Sweet shallot and pecan encrusted filet mignon with sweet potato puree and succotash
Ingredients:
Filet Mignon Pecans 1/2 C (ground, toasted and ground again) Shallot 2ea (ground, toasted and ground again) Filet mignon 2ea (8ozw ea) Salt & pepper (to taste) Olive oil (as needed)
Sweet potato Sweet potato 1ea (peeled and sliced thin) Onion 1/4 C (sliced thin) Rosemary 1T (minced) Butter 2T Heavy cream 3T Olive oil 2T Salt & pepper (to taste)
Succotash Lima bean 1/8C (blanched and shocked) Corn kernel 1/8C Red bell pepper 2T (diced) Red onion 2T (diced) Butter 1T Olive oil 2T Heavy cream 1/4C Chicken stock 1/4C Salt & pepper (to taste)

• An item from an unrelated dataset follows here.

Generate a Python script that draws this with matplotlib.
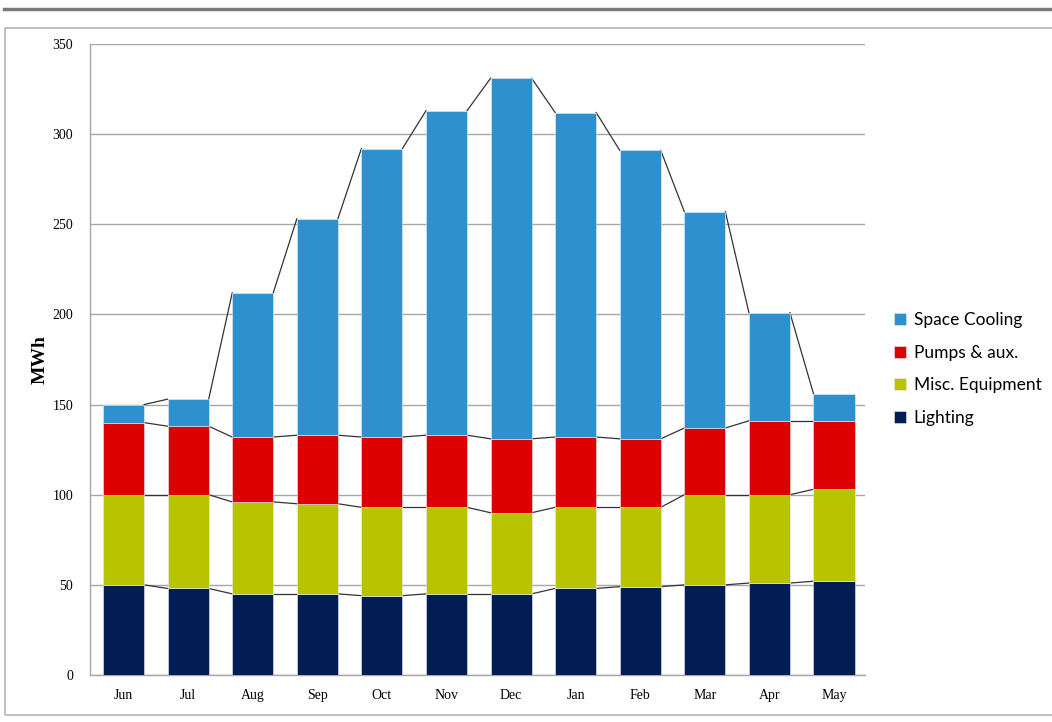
import matplotlib
matplotlib.use("Agg")
import matplotlib.pyplot as plt
from matplotlib.lines import Line2D
from matplotlib.patches import Rectangle
import numpy as np

months = ["Jun", "Jul", "Aug", "Sep", "Oct", "Nov", "Dec", "Jan", "Feb", "Mar", "Apr", "May"]

# MWh per month, per end use
lighting = [50, 48, 45, 45, 44, 45, 45, 48, 49, 50, 51, 52]
misc_equipment = [50, 52, 51, 50, 49, 48, 45, 45, 44, 50, 49, 51]
pumps_aux = [40, 38, 36, 38, 39, 40, 41, 39, 38, 37, 41, 38]
space_cooling = [10, 15, 80, 120, 160, 180, 200, 180, 160, 120, 60, 15]

series = [
    ("Lighting", lighting, "#011d53"),
    ("Misc. Equipment", misc_equipment, "#b8c400"),
    ("Pumps & aux.", pumps_aux, "#dd0000"),
    ("Space Cooling", space_cooling, "#2d90cf"),
]

W, H = 1052, 722
fig = plt.figure(figsize=(W / 100, H / 100), dpi=100)

# outer frame like the pasted Excel chart
fig.add_artist(Line2D([4 / W, 1], [1 - 9 / H, 1 - 9 / H], color="#7a7a7a", lw=2.5))
fig.add_artist(Rectangle((5 / W, 1 - 715 / H), 1.2, (715 - 28) / H, fill=False,
                         edgecolor="#b5b5b5", lw=1.2, transform=fig.transFigure))

ax = fig.add_axes([90 / W, 1 - 675 / H, (865 - 90) / W, (675 - 44) / H])

x = np.arange(len(months))
width = 0.635
bottom = np.zeros(len(months))
handles = []
for name, vals, color in series:
    vals = np.array(vals, dtype=float)
    b = ax.bar(x, vals, width, bottom=bottom, color=color, edgecolor="#e8eef5",
               linewidth=0.4, zorder=3, label=name)
    handles.append(b)
    top = bottom + vals
    # series lines between neighbouring bars
    for i in range(len(months) - 1):
        ax.plot([x[i] + width / 2, x[i + 1] - width / 2], [top[i], top[i + 1]],
                color="#333333", lw=0.9, zorder=2)
    bottom = top

ax.set_xlim(-0.52, 11.48)
ax.set_ylim(0, 350)
ax.set_yticks(range(0, 351, 50))
ax.yaxis.grid(True, color="#a6a6a6", lw=1.0, zorder=0)
ax.set_axisbelow(True)
for s in ["top", "right"]:
    ax.spines[s].set_visible(False)
for s in ["left", "bottom"]:
    ax.spines[s].set_color("#a6a6a6")
    ax.spines[s].set_linewidth(1.0)
ax.tick_params(length=0, pad=12)
ax.set_xticks(x)
ax.set_xticklabels(months, family="Liberation Serif", fontsize=10)
for lab in ax.get_yticklabels():
    lab.set_family("Liberation Serif")
    lab.set_fontsize(10)
ax.tick_params(axis="x", pad=10)
ax.set_ylabel("MWh", family="Liberation Serif", fontsize=14, fontweight="bold")
ax.yaxis.set_label_coords(-0.053, 0.5)

leg = fig.legend(handles[::-1], [h.get_label() for h in handles[::-1]],
                 loc="center left", bbox_to_anchor=(878 / W, 1 - 369 / H),
                 frameon=False, prop={"family": "Lato", "size": 12.5},
                 handlelength=0.7, handleheight=0.7, handletextpad=0.45,
                 labelspacing=0.95)

fig.savefig("out.png", dpi=100)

Directions: Coat filet with olive oil, season with salt and pepper, coat with pecan and shallot mixture, place in oven proof dish and cook in 350f oven until desired internal temp. is reached. For sweet potato puree saute all ingredients together(except cream) until tender, remove from heat, add cream and puree in food processor until mixture is smooth. For succotash saute all ingredients together until onion is translucent and tender, add cream and stock and cook until desired doneness. Season with salt and pepper before removing from heat. Serve all components together and Enjoy!